In fact, a 2013 Government Accountability Office (GAO) study found weaknesses in the law, specifically significant delays in the distribution of research available to educators.
States and local school districts rely on timely education research to identify best practices from across the country in order to build a better learning environment, and we need to ensure this research is delivering the results our schools need.
The data collected by schools is essential for understanding what is working, and it allows for a more open conversation between schools and parents about strategies that work for our students.
While technology has allowed information to be at our fingertips, and has made our lives more connected, such a change comes with significant privacy concerns.
Americans are apprehensive, with good reason, that personal information such as personal finances and medical records are susceptible to hacking.
Our students’ educational information covers all of these areas and more, and it is vital that we do all that we can to keep this information safe.
When we think of educational information, we may only think of grades, test scores, and course lists, but there is so much more that is associated with a student’s personal record.
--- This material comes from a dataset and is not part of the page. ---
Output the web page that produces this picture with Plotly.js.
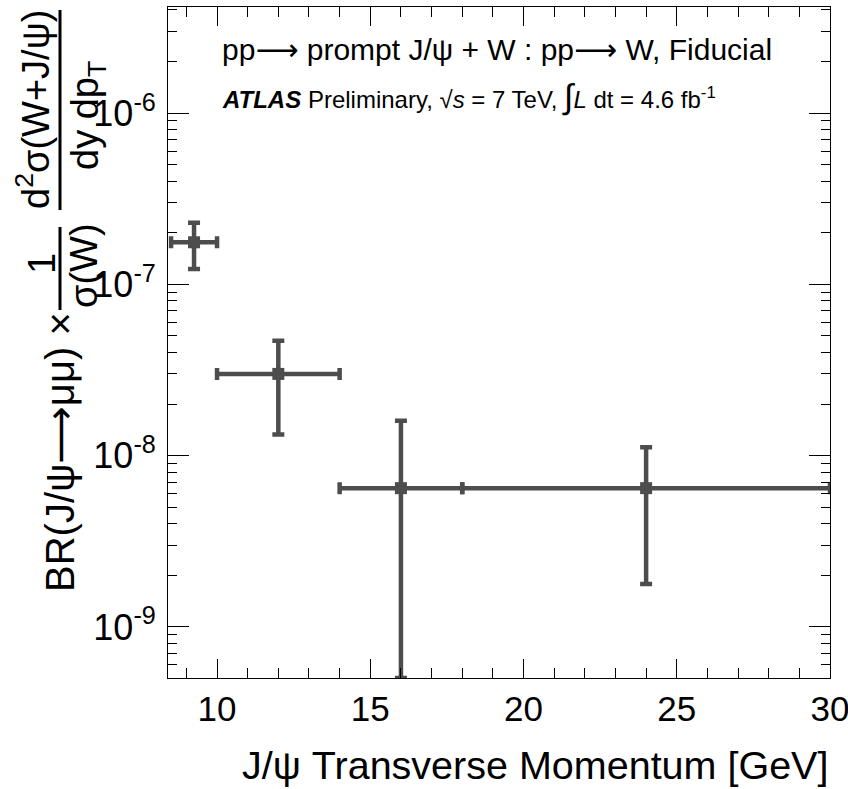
<!DOCTYPE html>
<html>
<head>
<meta charset="utf-8">
<script src="https://cdn.plot.ly/plotly-3.0.1.min.js"></script>
<style>body{margin:0;padding:0;background:#fff;} #chart{width:848px;height:789px;}</style>
</head>
<body>
<div id="chart"></div>
<script>
// Data
const ptCenter = [9.25, 12, 16, 24];
const binLow   = [8.5, 10, 14, 18];
const binHigh  = [10, 14, 18, 30];
const value    = [1.76e-7, 3.0e-8, 6.46e-9, 6.46e-9];
const errUpTo  = [2.29e-7, 4.69e-8, 1.60e-8, 1.12e-8];
const errLowTo = [1.23e-7, 1.33e-8, 5.03e-10, 1.78e-9];

const xTickVals = [10, 15, 20, 25, 30];
const yTickVals = [1e-9, 1e-8, 1e-7, 1e-6];
const yTickText = ['10<sup>-9</sup>', '10<sup>-8</sup>', '10<sup>-7</sup>', '10<sup>-6</sup>'];

const W = 848, H = 789;
const L = 168, R = 18, T = 7, B = 111;
const pw = W - L - R, ph = H - T - B;
const px = v => (v - L) / pw;
const py = v => (H - B - v) / ph;

const col = '#4d4d4d';
const font = 'Liberation Sans, Arial, Helvetica, sans-serif';
const arrow = '<span style="font-family:DejaVu Sans">⟶</span>';

const trace = {
  type: 'scatter', mode: 'markers',
  x: ptCenter, y: value,
  marker: {symbol: 'square', size: 12, color: col},
  error_y: {type: 'data', symmetric: false,
    array: value.map((v, i) => errUpTo[i] - v),
    arrayminus: value.map((v, i) => v - errLowTo[i]),
    color: col, thickness: 4.5, width: 6},
  error_x: {type: 'data', symmetric: false,
    array: ptCenter.map((c, i) => binHigh[i] - c),
    arrayminus: ptCenter.map((c, i) => c - binLow[i]),
    color: col, thickness: 4.5, width: 6},
  hoverinfo: 'skip', showlegend: false
};

const ann = [];
function A(text, x, y, size, opts) {
  ann.push(Object.assign({text: text, x: px(x), y: py(y), xref: 'paper', yref: 'paper',
    showarrow: false, xanchor: 'center', yanchor: 'middle',
    font: {family: font, size: size, color: '#000'}}, opts || {}));
}
// y title
A('BR(J/ψ' + arrow + 'μμ) ×', 60, 452, 40, {textangle: -90});
A('1', 42, 264, 38, {textangle: -90});
A('σ(W)', 84, 266, 38, {textangle: -90});
A('d<sup>2</sup>σ(W+J/ψ)', 33, 110, 38, {textangle: -90});
A('dy dp<sub>T</sub>', 88, 116, 38, {textangle: -90});
// x title
A('J/ψ Transverse Momentum [GeV]', 830, 765, 39.5, {xanchor: 'right'});
// header texts
A('pp' + arrow + ' prompt J/ψ + W : pp' + arrow + ' W, Fiducial', 220, 50, 30, {xanchor: 'left'});
A('<b><i>ATLAS</i></b> Preliminary, √<i>s</i> = 7 TeV, <span style="font-size:34px">∫</span><i>L</i> dt = 4.6 fb<sup>-1</sup>', 220, 97, 24, {xanchor: 'left'});

const shapes = [
  {type: 'line', xref: 'paper', yref: 'paper', x0: px(60), x1: px(60), y0: py(227), y1: py(310), line: {color: '#000', width: 3}},
  {type: 'line', xref: 'paper', yref: 'paper', x0: px(60), x1: px(60), y0: py(10), y1: py(210), line: {color: '#000', width: 3}}
];

const layout = {
  width: W, height: H,
  margin: {l: L, r: R, t: T, b: B, pad: 0},
  paper_bgcolor: '#fff', plot_bgcolor: '#fff',
  showlegend: false,
  xaxis: {
    range: [8.4, 30], tickvals: xTickVals, ticktext: xTickVals.map(String),
    ticks: 'inside', ticklen: 19, tickwidth: 1, tickcolor: '#000',
    minor: {dtick: 1, ticks: 'inside', ticklen: 10, tickwidth: 1, tickcolor: '#000', showgrid: false},
    showline: true, linecolor: '#000', linewidth: 1, mirror: 'ticks',
    showgrid: false, zeroline: false, ticklabeloverflow: 'allow',
    tickfont: {family: font, size: 35, color: '#000'}
  },
  yaxis: {
    type: 'log', range: [-9.298, -5.381],
    tickvals: yTickVals, ticktext: yTickText,
    ticks: 'inside', ticklen: 21, tickwidth: 1, tickcolor: '#000',
    minor: {dtick: 'D1', ticks: 'inside', ticklen: 9, tickwidth: 1, tickcolor: '#000', showgrid: false},
    showline: true, linecolor: '#000', linewidth: 1, mirror: 'ticks',
    showgrid: false, zeroline: false, ticklabelstandoff: 4,
    tickfont: {family: font, size: 36, color: '#000'}
  },
  annotations: ann,
  shapes: shapes
};

Plotly.newPlot('chart', [trace], layout, {displayModeBar: false, staticPlot: true});
</script>
</body>
</html>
As a father of two young boys, I understand first hand the importance of keeping our children's records safe and secure.
When Congress passed the Family Educational Rights and Privacy Act (FERPA) in 1974 to protect student privacy, the Internet didn’t exist.
As we continue to see technology play a key role in how we conduct educational research, it is time for Congress to have a serious discussion on whether or not FERPA is keeping all student information safe.
Our hearing today will focus on how we can strike the right balance between leveraging education research for our students, while ensuring their information is private and secure.
We have gathered a diverse group of witnesses who will give us their own perspectives on the effectiveness of both ESRA and FERPA, and we look forward to hearing their stories.
Education research can a powerful tool to help our students, but that information should not come at the cost of a student’s private and personal information. I look forward to our discussion of these issues today.